Let me preface this by saying that this is not a question about the Irwin-Hall distribution , at least directly. Rather, in the proof of Lemma 1 in the appendix of this paper , the author shows that the joint density of $S_n:= \sum_{I=1}^{n}X_i$ where $X_i\stackrel{\rm i.i.d}{\sim}U\left[0,1\right]$ is given by $$f_n(s) = \frac{s^{n-1}}{(n-1)!}P\left(\max_{1\leq i\leq n} L_n \leq s^{-1}\right)$$ where $\{L_i\}_{i=1}^n$ are the lengths of consecutive sub-intervals of $\left[0,1\right]$ cut out by $(n-1)$ uniform random numbers in the interval. I know that the the joint density of the first $(n-1)$ such lengths is $(n-1)!$ on its support. However, I failed to follow the argument of the author to its conclusion.
Specifically, he argues that the joint density of $S_n,X_1,\ldots,X_{n-1}$ is the same as the joint density of the $n$ independent uniform which is 1 on its support. Then, applying a transformation, the joint density of $S_n,\frac{X_1}{S_n},\ldots,\frac{X_{n-1}}{S_n}$ can be found to be $s^{n-1}$. I cannot follow the argument from this point on, where he presumably integrates out the other variables to derive $f(s)$. If anyone could clarify this step for me, it'd be great.
Best Answer
Ok so this answer basically avoids what Pittel does (maybe that is easier but it's not obvious to me), and follows Feller's approach.

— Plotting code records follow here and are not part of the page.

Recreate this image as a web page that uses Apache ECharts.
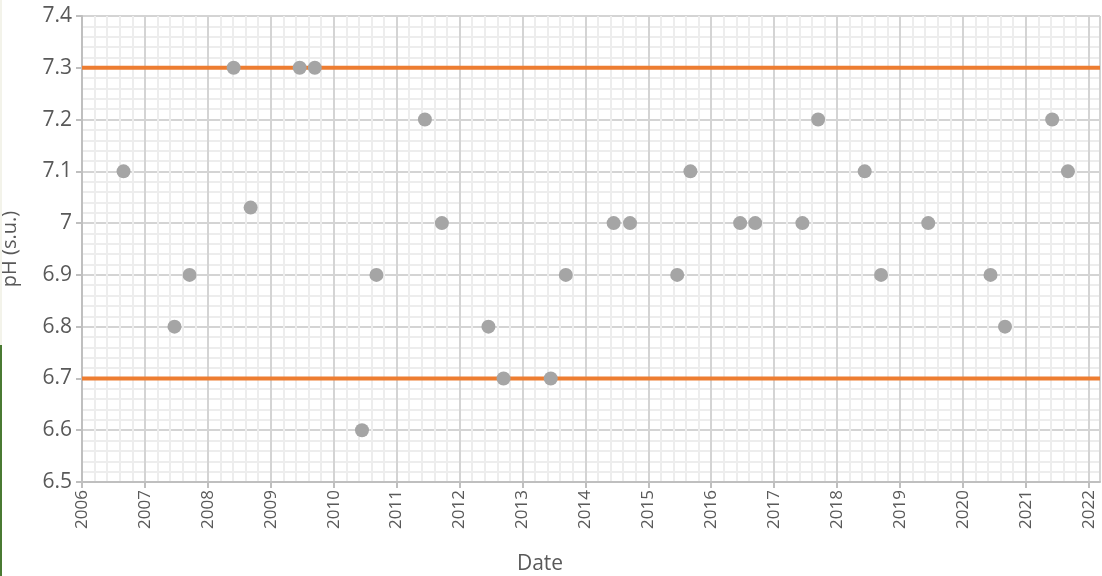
<!DOCTYPE html>
<html><head><meta charset="utf-8">
<script src="https://cdn.jsdelivr.net/npm/echarts@6/dist/echarts.min.js"></script>
<style>html,body{margin:0;padding:0;background:#fff;}#c{width:1102px;height:576px;}
#edge1{position:absolute;left:0;top:0;width:2px;height:345px;background:#f3f3ea;}
#edge2{position:absolute;left:0;top:345px;width:2px;height:231px;background:#4a7a32;}</style>
</head><body><div id="c"></div><div id="edge1"></div><div id="edge2"></div>
<script>
// Sample dates (decimal years) and pH values
const sampleYears = [2006.66, 2007.47, 2007.71, 2008.41, 2008.68, 2009.46, 2009.70, 2010.45, 2010.68, 2011.45,
  2011.72, 2012.46, 2012.70, 2013.45, 2013.69, 2014.45, 2014.71, 2015.46, 2015.67, 2016.46,
  2016.70, 2017.45, 2017.70, 2018.44, 2018.70, 2019.45, 2020.44, 2020.67, 2021.42, 2021.67];
const phValues = [7.1, 6.8, 6.9, 7.3, 7.03, 7.3, 7.3, 6.6, 6.9, 7.2,
  7.0, 6.8, 6.7, 6.7, 6.9, 7.0, 7.0, 6.9, 7.1, 7.0,
  7.0, 7.0, 7.2, 7.1, 6.9, 7.0, 6.9, 6.8, 7.2, 7.1];
const upperLimit = 7.3;
const lowerLimit = 6.7;
const xMin = 2006, xMax = 2022.18;
const yMin = 6.5, yMax = 7.4;

const chart = echarts.init(document.getElementById('c'), null, {renderer: 'canvas'});
const font = '"Open Sans", "Noto Sans", sans-serif';
chart.setOption({
  animation: false,
  grid: {left: 82, right: 2, top: 16, bottom: 94, containLabel: false, outerBoundsMode: 'none'},
  xAxis: {
    type: 'value', min: xMin, max: xMax, interval: 1,
    name: 'Date', nameLocation: 'middle', nameGap: 72,
    nameTextStyle: {fontFamily: font, fontSize: 21, color: '#595959', padding: [0, 102, 0, 0]},
    axisLine: {show: true, onZero: false, lineStyle: {color: '#bfbfbf', width: 2}},
    axisTick: {show: true, length: 6, lineStyle: {color: '#bfbfbf', width: 2}},
    axisLabel: {rotate: 90, fontFamily: font, fontSize: 17, color: '#595959', margin: 8,
      showMaxLabel: false, formatter: v => String(Math.round(v))},
    splitLine: {show: true, lineStyle: {color: '#d4d4d4', width: 2}},
    minorTick: {show: false, splitNumber: 5},
    minorSplitLine: {show: true, lineStyle: {color: '#ededed', width: 2}}
  },
  yAxis: {
    type: 'value', min: yMin, max: yMax, interval: 0.1,
    name: 'pH (s.u.)', nameLocation: 'middle', nameGap: 62,
    nameTextStyle: {fontFamily: font, fontSize: 20, color: '#595959'},
    axisLine: {show: true, lineStyle: {color: '#bfbfbf', width: 2}},
    axisTick: {show: true, length: 6, lineStyle: {color: '#bfbfbf', width: 2}},
    axisLabel: {fontFamily: font, fontSize: 21, color: '#595959', margin: 10,
      formatter: v => { const r = Math.round(v * 10) / 10; return r === 7 ? '7' : r.toFixed(1); }},
    splitLine: {show: true, lineStyle: {color: '#d4d4d4', width: 2}},
    minorTick: {show: false, splitNumber: 5},
    minorSplitLine: {show: true, lineStyle: {color: '#ededed', width: 2}}
  },
  series: [
    {type: 'line', data: [[xMin, upperLimit], [xMax, upperLimit]], symbol: 'none',
      lineStyle: {color: '#ed7d31', width: 4}, z: 2},
    {type: 'line', data: [[xMin, lowerLimit], [xMax, lowerLimit]], symbol: 'none',
      lineStyle: {color: '#ed7d31', width: 4}, z: 2},
    {type: 'scatter', data: sampleYears.map((y, i) => [y, phValues[i]]), symbol: 'circle',
      symbolSize: 14, itemStyle: {color: '#a5a5a5', opacity: 1}, z: 3}
  ]
});
</script></body></html>
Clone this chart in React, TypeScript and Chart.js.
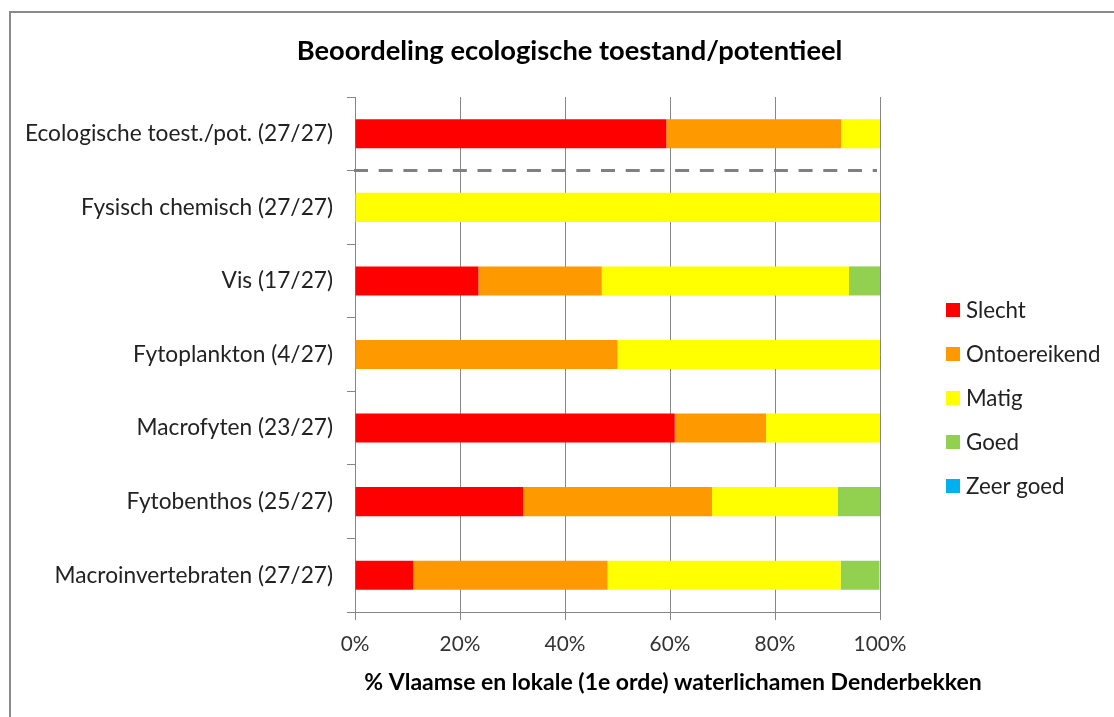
import React, { useEffect, useRef } from "react";
import { Chart, registerables } from "chart.js";

Chart.register(...registerables);

const categories = [
  "Ecologische toest./pot. (27/27)",
  "Fysisch chemisch (27/27)",
  "Vis (17/27)",
  "Fytoplankton (4/27)",
  "Macrofyten (23/27)",
  "Fytobenthos (25/27)",
  "Macroinvertebraten (27/27)",
];
const slecht = [59.3, 0, 23.5, 0, 60.9, 32, 11.1];
const ontoereikend = [33.3, 0, 23.5, 50, 17.4, 36, 37.0];
const matig = [7.4, 100, 47.1, 50, 21.7, 24, 44.4];
const goed = [0, 0, 5.9, 0, 0, 8, 7.4];
const zeerGoed = [0, 0, 0, 0, 0, 0, 0];
const seriesNames = ["Slecht", "Ontoereikend", "Matig", "Goed", "Zeer goed"];
const seriesColors = ["#FF0000", "#FF9900", "#FFFF00", "#92D050", "#00B0F0"];
const xTicks = [0, 20, 40, 60, 80, 100];

const chartTitle = "Beoordeling ecologische toestand/potentieel";
const xTitle = "% Vlaamse en lokale (1e orde) waterlichamen Denderbekken";

const FONT = "Lato, 'Open Sans', sans-serif";
const GRAY = "#868686";

const extrasPlugin = {
  id: "extras",
  afterDatasetsDraw(chart: any) {
    const { ctx, chartArea, scales } = chart;
    const y = scales.y.getPixelForValue(0.5);
    ctx.save();
    ctx.setLineDash([14, 10.7]);
    ctx.lineWidth = 3;
    ctx.strokeStyle = "#808080";
    ctx.beginPath();
    ctx.moveTo(chartArea.left - 1, y);
    ctx.lineTo(chartArea.right - 3, y);
    ctx.stroke();
    ctx.restore();
  },
  afterDraw(chart: any) {
    const { ctx } = chart;
    ctx.save();
    ctx.textBaseline = "middle";
    // chart title
    ctx.font = `bold 27.3px ${FONT}`;
    ctx.fillStyle = "#000";
    ctx.textAlign = "center";
    ctx.fillText(chartTitle, 569.5, 51);
    // x-axis title
    ctx.font = `bold 23px ${FONT}`;
    ctx.fillText(xTitle, 673, 683);
    // legend
    ctx.font = `22.3px ${FONT}`;
    ctx.textAlign = "left";
    chart.data.datasets.forEach((ds: any, i: number) => {
      const cy = 310 + i * 44;
      ctx.fillStyle = ds.backgroundColor;
      ctx.fillRect(946, cy - 7, 14, 14);
      ctx.fillStyle = "#222";
      ctx.fillText(ds.label, 966, cy + 1);
    });
    ctx.restore();
  },
};

export default function App() {
  const ref = useRef<HTMLCanvasElement>(null);
  useEffect(() => {
    if (!ref.current) return;
    const series = [slecht, ontoereikend, matig, goed, zeerGoed];
    const chart = new Chart(ref.current, {
      type: "bar",
      data: {
        labels: categories,
        datasets: series.map((d, i) => ({
          label: seriesNames[i],
          data: d,
          backgroundColor: seriesColors[i],
          borderWidth: 0,
          categoryPercentage: 1,
          barPercentage: 0.395,
        })),
      },
      options: {
        indexAxis: "y",
        animation: false,
        responsive: false,
        devicePixelRatio: 1,
        layout: { padding: { left: 0, right: 234, top: 97, bottom: 0 } },
        plugins: {
          legend: { display: false },
          tooltip: { enabled: false },
          title: { display: false },
        },
        scales: {
          x: {
            stacked: true,
            min: 0,
            max: 100,
            afterBuildTicks: (scale: any) => {
              scale.ticks = xTicks.map((v) => ({ value: v }));
            },
            afterFit: (scale: any) => {
              scale.height = 105;
            },
            ticks: {
              callback: (v: any) => v + "%",
              color: "#333",
              font: { family: FONT, size: 20.8 },
              padding: 12,
            },
            grid: { color: GRAY, lineWidth: 1, drawTicks: true, tickLength: 8 },
            border: { display: true, color: GRAY, width: 1 },
          },
          y: {
            stacked: true,
            afterFit: (scale: any) => {
              scale.width = 355;
            },
            ticks: {
              color: "#222",
              font: { family: FONT, size: 22.7 },
              padding: 14,
            },
            grid: {
              offset: true,
              drawOnChartArea: false,
              drawTicks: true,
              tickLength: 8,
              color: GRAY,
            },
            border: { display: true, color: GRAY, width: 1 },
          },
        },
      } as any,
      plugins: [extrasPlugin],
    });
    return () => chart.destroy();
  }, []);

  return (
    <div style={{ position: "fixed", left: 0, top: 0, width: 1114, height: 717, overflow: "hidden", background: "#fff" }}>
      <canvas ref={ref} width={1114} height={717} style={{ position: "absolute", left: 0, top: 0, width: 1114, height: 717 }} />
      <div
        style={{
          position: "absolute",
          left: 9,
          top: 11,
          width: 1105,
          height: 706,
          borderTop: "2px solid #8a8a8a",
          borderLeft: "2px solid #8a8a8a",
          boxSizing: "border-box",
          pointerEvents: "none",
        }}
      />
    </div>
  );
}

We have $X_1$, $\cdots$, $X_n$ independent uniform random variables on $[0,a]$. Let $S_n$ be their sum. We want the density of $S_n$, let's call that $f_{n,a}$. Obviously $f_{1,a}$ is $\frac{1}{a}$ on $[0,a]$ and $0$ on the rest of the positive real line. And the rest of the $f_{n,a}$ obey the convolution recurrence, so for $n \geq 2$,
$$f_{n,a}(x) = \frac{1}{a} \int_0^a f_{n-1,a}(x-y) \, dy.$$
Let's set this aside and turn to the other item Pittel uses. Say we partition $[0,t]$ into n intervals using independent uniform random points $Y_1, \cdots, Y_{n-1}$. We want to track the probability that none of the subintervals are larger than $a$, i.e. $P(\max_{1 \leq i \leq n-1} \left(Y_{i+1} - Y_i\right) \leq a)$. Call this thing $\varphi_{n,a}(t)$. By this definition, $\varphi_{1,a}(t)$ is clearly $1$ for $0 \leq t \leq a$, and $0$ on the rest of the positive real line.
What about for larger $n$? We have $n-1$ choices for a random point $Y_i$. Once we choose, call its position $x$. Then the probability that the $Y_i$ we chose is the leftmost one is $\left(\frac{t-x}{t}\right)^{n-2}$.
Also, this leftmost point must be less than $a$. Now the remaining variables are distributed with the same conditions over $[x,t]$, so the conditional probability they satisfy the requisite conditions is $\varphi_{n-1,a}(t-x)$. Integrate this over the possible $x$ and get
$$\varphi_{n,a}(t) = (n-1) \int_0^a \varphi_{n-1,a}(t-x) \left(\frac{t-x}{t}\right)^{n-2} \, \frac{1}{t}dx.$$
Now set
$$u_{n,a}(t) = \frac{\varphi_{n,a}(t)t^{n-1}}{a^{n-1}(n-1)!},$$
and observe for $n \geq 2$,
$$ u_{n,a}(t) = \frac{1}{a} \int_0^a u_{n-1,a}(t-x) \, dx.$$
This matches our recurrence above and the initial condition matches as well when $a=1$. So $u_{n,1}$ is our desired density function. As the problem requires, we have $a=1$, then put $t = s$ to get what Pittel has:
$$ u_{n,1}(s) = \frac{s^{n-1}}{(n-1)!} \varphi_{n,1}(s),$$
where the $\varphi$ term is what you want: the probability that no sub-interval exceeds length $1$ when $[0,s]$ is cut up into $n$ sub-intervals, or after rescaling, the probability that no sub-interval exceeds length $\frac{1}{s}$ when $[0,1]$ is cut up into $n$ sub-intervals.